The U.S. unemployment rate rose much higher than had been expected in October. Economists view the data as evidence that the long-expanding U.S. economy slipped into recession during the third quarter of this year.
Analysts had expected the jobless rate to rise modestly to 5.2 percent. Instead the unemployment rate soared one-half of one percent from 4.9 percent to 5.4 percent.
[The Labor Department says] 415,000 jobs were lost in October in an economy that routinely had been creating, not losing jobs. The job losses were much higher than expected. Airlines cut 42,000 jobs and the long depressed industrial sector lost 142,000 jobs.
The monthly job losses were the highest since the 1980 economic downturn. Analysts interpret the data as evidence that, after more than ten years of continuous expansion, the economy is again in recession.

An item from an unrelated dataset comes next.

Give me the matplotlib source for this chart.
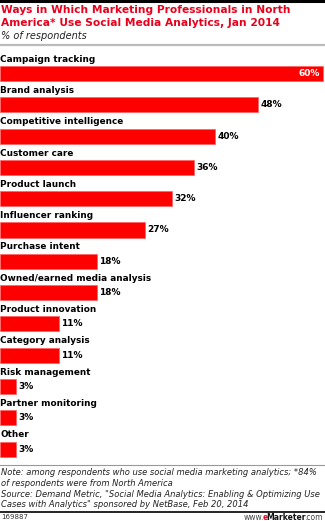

Robert Hormats, chief economist at Goldman Sachs in New York, says the government should use tax and spending policy to stimulate the economy. "I think it is important that Washington act. And I think the stimulus should be forward-looking and provide incentives to consumption, if we need to - for instance Senator Olympia Snow has a proposal for rebates to states of sales taxes, which I think would be positive," says Mr. Hormats. "Investment tax credits, immediate expensing, all those things would be very useful to create both demand among households, which is weakening and to provide to the degree we can incentives for new investment."
Mr. Hormats spoke on CNBC television.
The jobless figures are the latest in a series of gloomy economic reports. Earlier, the government reported that the U.S. economy shrank at an annual rate of four-tenths of one percent in the July to September quarter.
In the aftermath of the terrorist attacks, consumer confidence fell precipitously. Business investment is down, as are forecasts of future economic activity. About the only positive recent news is that auto sales, boosted by price and interest rate discounts, are at a record high.